The tool itself is neutral; it’s your own standards that determine when you need to move to something more robust.

Pricing: What Does “Free” Actually Let You Avoid?

Vheer’s free tier tempts you to delay a question most creators dread: “When do I start paying for my tools?”

“Free” in this context does a few things:

● Removes the psychological cost of experimentation—you’re not thinking about credits or invoices.

● Encourages reckless testing: many ideas, many prompts, many variations.

● Lets beginners and budget‑conscious users participate in AI creation without financial risk.

But it also hides some realities:

● At a certain level of quality or speed expectation, you will feel the ceiling of the free tier.

● If your output is tied to income or client work, the cost of “slower, less consistent” might outweigh the subscription savings.

● Free can make it harder to notice when a paid, higher‑quality tool would actually be more efficient.

So Vheer’s free plan isn’t just generous, it’s a mirror. It shows you how long you’re willing to run on “good enough” before you decide your time is worth paying for better performance.

Different Roles, Different Friction Points

How you experience Vheer depends heavily on the role you occupy.

The Overloaded Social Manager

● Vheer relieves immediate pressure: you can create volume quickly.

● The interface is simple enough that you won’t get stuck in menus.

● But you may feel exposed when a campaign demands strict brand control or flawless continuity—the tool won’t shield you from those gaps.

The Visual Perfectionist

● You’ll notice every artifact, every odd hand, every slight character drift.

● You’ll likely use Vheer as a sketchbook, not as a final production environment.

● The “unlimited” nature is still useful, but you’ll regularly send outputs into more precise tools for finishing.

The Experimenter/Hobbyist

● The free tier feels almost like a playground.

● Every limitation becomes a prompt to try something else, not a problem.

● You’re least bothered by the gaps and most rewarded by the possibilities.

The Freelance Creator

● Vheer can lower your costs and speed up draft work.

● It can also tempt you into over‑relying on AI in situations where a client expects more polish than the free or base options can deliver.
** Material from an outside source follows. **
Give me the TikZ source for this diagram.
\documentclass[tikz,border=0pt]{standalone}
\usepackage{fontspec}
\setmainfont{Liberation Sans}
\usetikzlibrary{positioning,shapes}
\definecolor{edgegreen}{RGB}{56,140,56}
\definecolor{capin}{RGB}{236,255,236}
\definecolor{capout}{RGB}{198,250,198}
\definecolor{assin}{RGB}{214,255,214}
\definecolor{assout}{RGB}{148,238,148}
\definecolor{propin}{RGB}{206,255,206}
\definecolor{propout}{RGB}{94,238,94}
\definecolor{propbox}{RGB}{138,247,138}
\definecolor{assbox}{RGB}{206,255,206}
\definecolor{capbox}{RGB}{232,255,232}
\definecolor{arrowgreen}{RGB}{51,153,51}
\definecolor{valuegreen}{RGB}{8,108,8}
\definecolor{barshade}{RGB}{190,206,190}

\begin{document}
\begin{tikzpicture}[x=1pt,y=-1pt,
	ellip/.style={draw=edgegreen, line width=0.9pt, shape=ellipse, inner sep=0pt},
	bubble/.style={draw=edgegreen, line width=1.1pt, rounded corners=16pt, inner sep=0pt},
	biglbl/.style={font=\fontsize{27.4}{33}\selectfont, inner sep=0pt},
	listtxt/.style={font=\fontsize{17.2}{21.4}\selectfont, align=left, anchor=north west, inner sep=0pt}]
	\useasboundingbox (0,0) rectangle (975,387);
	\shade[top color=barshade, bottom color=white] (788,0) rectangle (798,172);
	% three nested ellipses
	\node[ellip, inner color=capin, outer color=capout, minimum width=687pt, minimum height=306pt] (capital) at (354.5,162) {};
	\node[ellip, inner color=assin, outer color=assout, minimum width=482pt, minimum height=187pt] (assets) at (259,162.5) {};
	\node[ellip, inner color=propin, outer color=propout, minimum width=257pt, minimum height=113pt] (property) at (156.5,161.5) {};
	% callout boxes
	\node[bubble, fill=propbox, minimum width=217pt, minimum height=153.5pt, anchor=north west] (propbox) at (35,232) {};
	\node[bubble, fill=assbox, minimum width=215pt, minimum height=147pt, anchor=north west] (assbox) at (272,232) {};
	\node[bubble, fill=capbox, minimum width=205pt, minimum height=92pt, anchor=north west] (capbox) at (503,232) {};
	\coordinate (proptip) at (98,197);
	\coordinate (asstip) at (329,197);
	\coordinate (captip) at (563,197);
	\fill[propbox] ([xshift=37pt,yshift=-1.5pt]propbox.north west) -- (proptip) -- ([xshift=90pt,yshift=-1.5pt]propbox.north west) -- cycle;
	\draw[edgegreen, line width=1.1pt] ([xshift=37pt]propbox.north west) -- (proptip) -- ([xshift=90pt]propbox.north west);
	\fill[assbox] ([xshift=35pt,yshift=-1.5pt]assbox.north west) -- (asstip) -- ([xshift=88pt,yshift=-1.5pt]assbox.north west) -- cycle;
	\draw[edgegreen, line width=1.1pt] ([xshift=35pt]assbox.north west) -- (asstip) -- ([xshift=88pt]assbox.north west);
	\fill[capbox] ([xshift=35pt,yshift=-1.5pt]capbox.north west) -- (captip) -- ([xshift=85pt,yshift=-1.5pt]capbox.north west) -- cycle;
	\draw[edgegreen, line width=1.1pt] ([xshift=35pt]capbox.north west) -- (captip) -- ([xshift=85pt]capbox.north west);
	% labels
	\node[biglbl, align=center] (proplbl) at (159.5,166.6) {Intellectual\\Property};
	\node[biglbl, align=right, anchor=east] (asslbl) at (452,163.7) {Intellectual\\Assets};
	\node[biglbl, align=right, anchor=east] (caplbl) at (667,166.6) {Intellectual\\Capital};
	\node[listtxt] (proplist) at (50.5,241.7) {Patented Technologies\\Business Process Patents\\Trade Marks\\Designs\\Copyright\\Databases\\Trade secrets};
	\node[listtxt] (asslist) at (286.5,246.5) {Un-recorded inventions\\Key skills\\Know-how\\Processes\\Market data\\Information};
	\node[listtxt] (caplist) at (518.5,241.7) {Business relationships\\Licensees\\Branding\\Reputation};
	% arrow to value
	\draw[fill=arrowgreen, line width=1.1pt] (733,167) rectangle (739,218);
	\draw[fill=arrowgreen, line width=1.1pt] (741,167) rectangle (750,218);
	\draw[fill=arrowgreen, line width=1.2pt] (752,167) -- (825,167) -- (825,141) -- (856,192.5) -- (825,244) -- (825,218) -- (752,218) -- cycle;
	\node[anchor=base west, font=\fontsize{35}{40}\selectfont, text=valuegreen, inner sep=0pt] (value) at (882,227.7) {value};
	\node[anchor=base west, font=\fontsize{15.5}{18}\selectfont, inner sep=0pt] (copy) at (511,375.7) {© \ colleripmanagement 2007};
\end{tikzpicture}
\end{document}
● Your real challenge becomes deciding which projects can safely rely on Vheer and which cannot.

UX: When Simplicity Starts To Feel Tight

Vheer’s interface is clearly designed to avoid intimidating people. That’s admirable but simplicity is a double‑edged sword.

Pros:

● New users can get moving in minutes, not hours.
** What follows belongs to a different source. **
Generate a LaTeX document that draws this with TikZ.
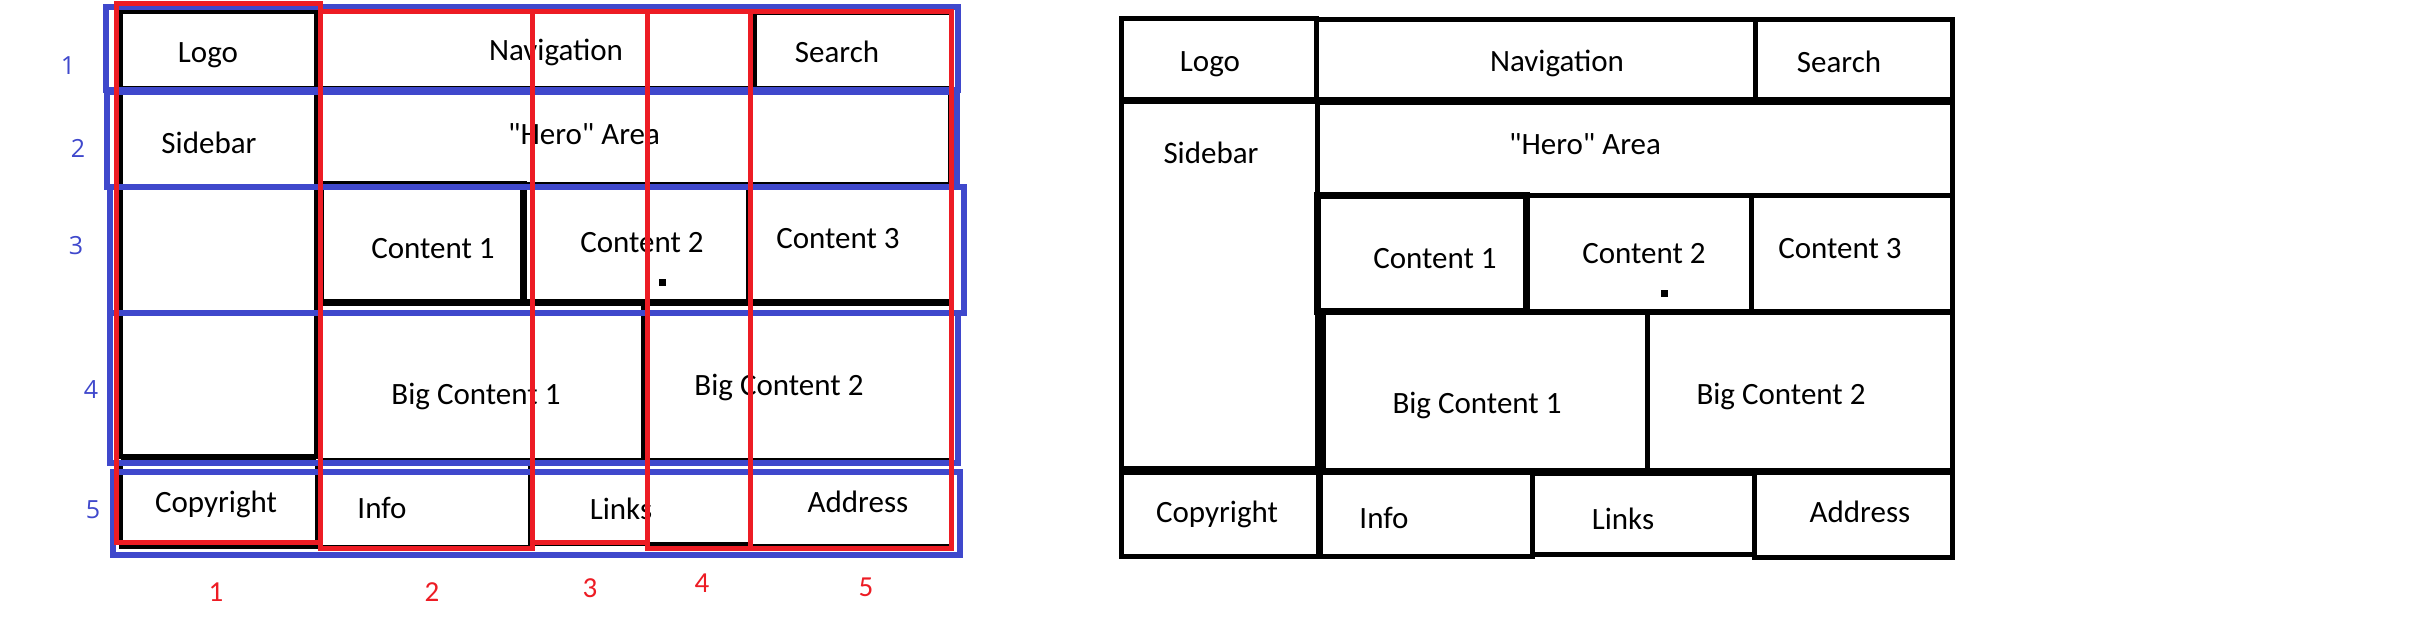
\documentclass[tikz,border=0pt]{standalone}
\usepackage{fontspec}
\setmainfont{Carlito}[Ligatures=TeXOff]
\newfontfamily\numfont{Open Sans}
\definecolor{pred}{RGB}{237,28,36}
\definecolor{pblue}{RGB}{63,72,204}
\begin{document}
\begin{tikzpicture}[x=1pt,y=-1pt,
  lbox/.style={draw=black,line width=4pt},
  rbox/.style={draw=black,line width=5pt},
  heavy/.style={line width=7pt},
  lbl/.style={anchor=base,inner sep=0pt,font=\fontsize{31}{37}\selectfont},
  colline/.style={draw=pred,line width=5pt},
  rowline/.style={draw=pblue,line width=6pt},
  rnum/.style={text=pred,inner sep=0pt,font=\fontsize{29}{34}\selectfont},
  bnum/.style={text=pblue,inner sep=0pt,font=\numfont\fontsize{25}{30}\selectfont},
  dotmark/.style={fill=black}]
\useasboundingbox (0,0) rectangle (2420,618);
\fill[white] (0,0) rectangle (2420,618);

% ---------------- left diagram: black boxes ----------------
\draw[lbox] (121,12) rectangle (316,88);
\draw[lbox] (320,12) rectangle (755,88);
\draw[lbox] (755,13) rectangle (951,88);
\draw[lbox] (121,88) rectangle (316,457);
\draw[lbox] (320,88) rectangle (950,184);
\draw[lbox,heavy] (320,184) rectangle (523,302);
\draw[lbox] (523,184) rectangle (748,302);
\draw[lbox] (748,184) rectangle (951,302);
\draw[lbox,heavy] (320,302) -- (951,302);
\draw[lbox] (320,302) rectangle (643,460);
\draw[lbox] (643,302) rectangle (951,460);
\draw[lbox,heavy] (121,457) -- (316,457);
\draw[lbox] (121,462) rectangle (317,547);
\draw[lbox] (320,462) rectangle (530,547);
\draw[lbox] (530,462) rectangle (750,544);
\draw[lbox] (750,462) rectangle (951,546);
\fill[dotmark] (659,279) rectangle (666,286);

\node[lbl] (lLogo) at (208,63) {Logo};
\node[lbl] (lNav) at (556,61) {Navigation};
\node[lbl] (lSearch) at (837,63) {Search};
\node[lbl] (lSide) at (209,153) {Sidebar};
\node[lbl] (lHero) at (584,144) {"Hero" Area};
\node[lbl] (lC1) at (433,258) {Content 1};
\node[lbl] (lC2) at (642,252) {Content 2};
\node[lbl] (lC3) at (838,248) {Content 3};
\node[lbl] (lB1) at (476,404) {Big Content 1};
\node[lbl] (lB2) at (779,395) {Big Content 2};
\node[lbl] (lCopy) at (216,512) {Copyright};
\node[lbl] (lInfo) at (382,518) {Info};
\node[lbl] (lLinks) at (621,519) {Links};
\node[lbl] (lAddr) at (858,512) {Address};

% ---------------- grid overlay ----------------
\draw[rowline] (106,7) rectangle (958,90);
\draw[rowline] (107,92) rectangle (957,187);
\draw[rowline] (110,187) rectangle (964,313);
\draw[rowline] (110,313) rectangle (958,463);
\draw[rowline] (113,472) rectangle (960,555);

\draw[colline] (116,4) rectangle (320,542);
\draw[colline] (320,12) rectangle (532,548);
\draw[colline] (532,12) rectangle (647,542);
\draw[colline] (647,12) rectangle (750,548);
\draw[colline] (750,12) rectangle (951,548);

\node[bnum] (b1) at (68,66) {1};
\node[bnum] (b2) at (78,148) {2};
\node[bnum] (b3) at (76,246) {3};
\node[bnum] (b4) at (91,390) {4};
\node[bnum] (b5) at (93,510) {5};

\node[rnum] (r1) at (216,592) {1};
\node[rnum] (r2) at (432,592) {2};
\node[rnum] (r3) at (590,588) {3};
\node[rnum] (r4) at (702,583) {4};
\node[rnum] (r5) at (866,587) {5};

% ---------------- right diagram ----------------
\draw[rbox] (1121,19) rectangle (1316,99);
\draw[rbox] (1316,20) rectangle (1755,99);
\draw[rbox] (1755,20) rectangle (1952,99);
\draw[rbox] (1121,101) rectangle (1317,468);
\draw[rbox] (1317,102) rectangle (1952,195);
\draw[rbox,heavy] (1317,195) rectangle (1526,311);
\draw[rbox] (1526,195) rectangle (1751,311);
\draw[rbox] (1751,195) rectangle (1952,311);
\draw[rbox] (1320,312) rectangle (1647,470);
\draw[rbox,line width=9pt] (1321,312) -- (1321,470);
\draw[rbox] (1647,312) rectangle (1952,470);
\draw[rbox] (1121,472) rectangle (1318,556);
\draw[rbox] (1320,472) rectangle (1532,556);
\draw[rbox] (1532,473) rectangle (1754,554);
\draw[rbox] (1754,472) rectangle (1952,557);
\fill[dotmark] (1661,290) rectangle (1668,297);

\node[lbl] (rLogo) at (1210,72) {Logo};
\node[lbl] (rNav) at (1557,71) {Navigation};
\node[lbl] (rSearch) at (1839,73) {Search};
\node[lbl] (rSide) at (1211,163) {Sidebar};
\node[lbl] (rHero) at (1585,154) {"Hero" Area};
\node[lbl] (rC1) at (1435,268) {Content 1};
\node[lbl] (rC2) at (1644,263) {Content 2};
\node[lbl] (rC3) at (1840,258) {Content 3};
\node[lbl] (rB1) at (1477,413) {Big Content 1};
\node[lbl] (rB2) at (1781,404) {Big Content 2};
\node[lbl] (rCopy) at (1217,522) {Copyright};
\node[lbl] (rInfo) at (1384,528) {Info};
\node[lbl] (rLinks) at (1623,529) {Links};
\node[lbl] (rAddr) at (1860,522) {Address};
\end{tikzpicture}
\end{document}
● Most core actions are obvious and visible on one screen.

● There’s very little onboarding friction blocking creative flow.

Cons:

● As you get more advanced, you may feel boxed in by a lack of deeper options.

● You can’t always “pop the hood” and tune the model or pipeline the way you might in more advanced tools.
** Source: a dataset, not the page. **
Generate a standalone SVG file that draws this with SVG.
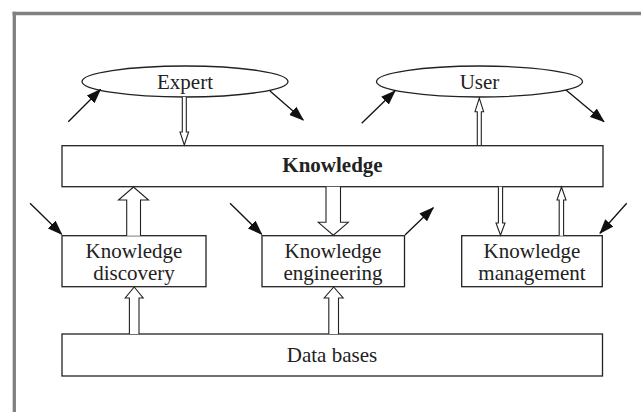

● Simplicity starts to feel like constraint once your expectations rise.

The question becomes: do you want a tool that grows in complexity with you, or one that stays simple and forces you to graduate to something else when you outgrow it? Vheer chooses the latter.

Trustpilot Review Snapshot

Pros

● Many users praise the intuitive, beginner‑friendly interface and say it is easy to generate images and videos even without prior AI experience.

● Reviewers frequently highlight the high quality of images, good prompt adherence, and speed of generation, sometimes saying it rivals or exceeds paid platforms.

● The free access without strict limits or watermarks is repeatedly described as a major benefit, letting users practice prompts and create content without paying.

Cons

● Some users complain that certain generations ignore parts of the prompt or uploaded photo, leading to outputs they consider unusable.

● Several reviews mention issues with anatomical details, especially fingers and facial consistency, which reduces realism in some images.

● A minority of users report frustrations around moderation/censorship, waiting times, or finding the results worse than other AI generators for specific types of content.

The Real Question: What Kind Of Creator Does Vheer Turn You Into?

A tool doesn’t just support your habits; it shapes them.

Vheer nudges you toward:

● Iterating quickly instead of overthinking the first attempt.

● Accepting “good enough” in situations where speed matters more than micro‑detail.

● Exploring more visual ideas than you might have if you paid per attempt.

But it also risks:

● Making you too tolerant of imperfections if you never step outside the free ecosystem.

● Training you to lean on AI even where a small manual tweak would produce a clearly better result.

● Encouraging volume over intentionality if you’re not careful.

So the real evaluation is less about “Is Vheer good?” and more about “Do I like the creator I become when Vheer is my primary tool?”

If you want to be faster, more experimental, and less precious about each iteration, it fits that identity well. If you want to be highly controlled, deeply craft‑focused, and obsessive about detail, Vheer is better treated as a sketchbook—not as your main workshop.